#### [Task brief]
Leave out the pictures and reproduce all of the data exactly.

#### [Information supplied]
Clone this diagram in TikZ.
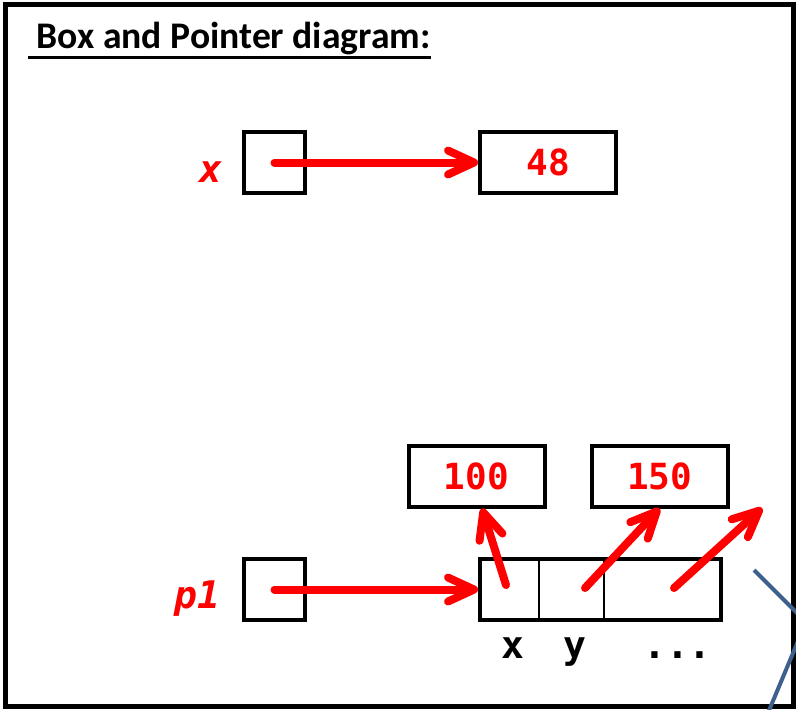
\documentclass[tikz,border=0pt]{standalone}
\usepackage{fontspec}
\setmainfont{Carlito}
\newfontfamily\codefont{DejaVu Sans Mono}
\usetikzlibrary{arrows.meta}
\definecolor{lineblue}{RGB}{62,96,140}

\begin{document}
\begin{tikzpicture}[x=0.5pt, y=-0.5pt,
    cell/.style={draw=black, line width=2pt, minimum width=30.5pt, minimum height=30.5pt, inner sep=0pt},
    valbox/.style={cell, minimum width=68pt, text=red, font=\codefont\bfseries\fontsize{18}{18}\selectfont},
    pointer/.style={draw=red, line width=4pt, line cap=round, -{Straight Barb[length=13pt, width=12pt, round]}},
    varname/.style={text=red, inner sep=0pt, anchor=base, font=\codefont\bfseries\itshape\fontsize{19}{19}\selectfont},
    fieldname/.style={inner sep=0pt, anchor=base, font=\codefont\bfseries\fontsize{19}{19}\selectfont}
]
\useasboundingbox (0,0) rectangle (796,709);
\clip (0,0) rectangle (796,709);

% -------- Marco y titulo --------
\draw[line width=2.5pt] (5.5,4) rectangle (793.5,706.5);
\node[anchor=base west, inner sep=0pt, font=\bfseries\fontsize{18.8}{18.8}\selectfont] (title) at (28,48) {\ Box and Pointer diagram:};
\draw[line width=1.5pt] ([yshift=-4.8pt]title.base west) -- ([yshift=-4.8pt]title.base east);

% -------- Primer puntero: x --> 48 --------
\node[varname] (xname) at (211,182) {x};
\node[cell] (xbox) at (274.5,162.5) {};
\node[valbox] (v48) at (548,162.5) {48};
\draw[pointer] (xbox.center) -- (v48);

% -------- Segundo puntero: p1 --> objeto --------
\node[varname] (pname) at (197,608) {p1};
\node[cell] (pbox) at (274.5,589.5) {};
\node[cell, minimum width=120.5pt] (obj) at (600.5,589.5) {};
\draw[line width=1pt] (539,557) -- (539,622); % divisiones
\draw[line width=1pt] (604,557) -- (604,622);

\node[fieldname] (fx) at (513,658) {x};
\node[fieldname] (fy) at (575,658) {y};
\node[fieldname] (frest) at (677.5,658) {...};

\node[valbox] (v100) at (476.5,476) {100};
\node[valbox] (v150) at (659.5,476) {150};

\coordinate (sx) at (506,585);
\coordinate (sy) at (585,588);
\coordinate (sr) at (674,588);
\coordinate (er) at (762,508); % extremo libre

\draw[pointer] (pbox.center) -- (obj);
\draw[pointer] (sx) -- ([xshift=2.75pt]v100.south);
\draw[pointer] (sy) -- (v150.south);
\draw[pointer] (sr) -- (er);

% Linea azul que sale del marco
\draw[lineblue, line width=2pt] (754,570) -- (806,622) -- (765,720);
\end{tikzpicture}
\end{document}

#### [Worked solution]
Clone this diagram in TikZ.
\documentclass[tikz,border=0pt]{standalone}
\usepackage{fontspec}
\setmainfont{Carlito}
\newfontfamily\codefont{DejaVu Sans Mono}
\usetikzlibrary{arrows.meta}
\definecolor{lineblue}{RGB}{62,96,140}

\begin{document}
\begin{tikzpicture}[x=0.5pt, y=-0.5pt,
    cell/.style={draw=black, line width=2pt, minimum width=30.5pt, minimum height=30.5pt, inner sep=0pt},
    valbox/.style={cell, minimum width=68pt, text=red, font=\codefont\bfseries\fontsize{18}{18}\selectfont},
    pointer/.style={draw=red, line width=4pt, line cap=round, -{Straight Barb[length=13pt, width=12pt, round]}},
    varname/.style={text=red, inner sep=0pt, anchor=base, font=\codefont\bfseries\itshape\fontsize{19}{19}\selectfont},
    fieldname/.style={inner sep=0pt, anchor=base, font=\codefont\bfseries\fontsize{19}{19}\selectfont}
]
\useasboundingbox (0,0) rectangle (796,709);
\clip (0,0) rectangle (796,709);

% -------- Marco y titulo --------
\draw[line width=2.5pt] (5.5,4) rectangle (793.5,706.5);
\node[anchor=base west, inner sep=0pt, font=\bfseries\fontsize{18.8}{18.8}\selectfont] (title) at (28,48) {\ Box and Pointer diagram:};
\draw[line width=1.5pt] ([yshift=-4.8pt]title.base west) -- ([yshift=-4.8pt]title.base east);

% -------- Primer puntero: x --> 48 --------
\node[varname] (xname) at (211,182) {x};
\node[cell] (xbox) at (274.5,162.5) {};
\node[valbox] (v48) at (548,162.5) {48};
\draw[pointer] (xbox.center) -- (v48);

% -------- Segundo puntero: p1 --> objeto --------
\node[varname] (pname) at (197,608) {p1};
\node[cell] (pbox) at (274.5,589.5) {};
\node[cell, minimum width=120.5pt] (obj) at (600.5,589.5) {};
\draw[line width=1pt] (539,557) -- (539,622); % divisiones
\draw[line width=1pt] (604,557) -- (604,622);

\node[fieldname] (fx) at (513,658) {x};
\node[fieldname] (fy) at (575,658) {y};
\node[fieldname] (frest) at (677.5,658) {...};

\node[valbox] (v100) at (476.5,476) {100};
\node[valbox] (v150) at (659.5,476) {150};

\coordinate (sx) at (506,585);
\coordinate (sy) at (585,588);
\coordinate (sr) at (674,588);
\coordinate (er) at (762,508); % extremo libre

\draw[pointer] (pbox.center) -- (obj);
\draw[pointer] (sx) -- ([xshift=2.75pt]v100.south);
\draw[pointer] (sy) -- (v150.south);
\draw[pointer] (sr) -- (er);

% Linea azul que sale del marco
\draw[lineblue, line width=2pt] (754,570) -- (806,622) -- (765,720);
\end{tikzpicture}
\end{document}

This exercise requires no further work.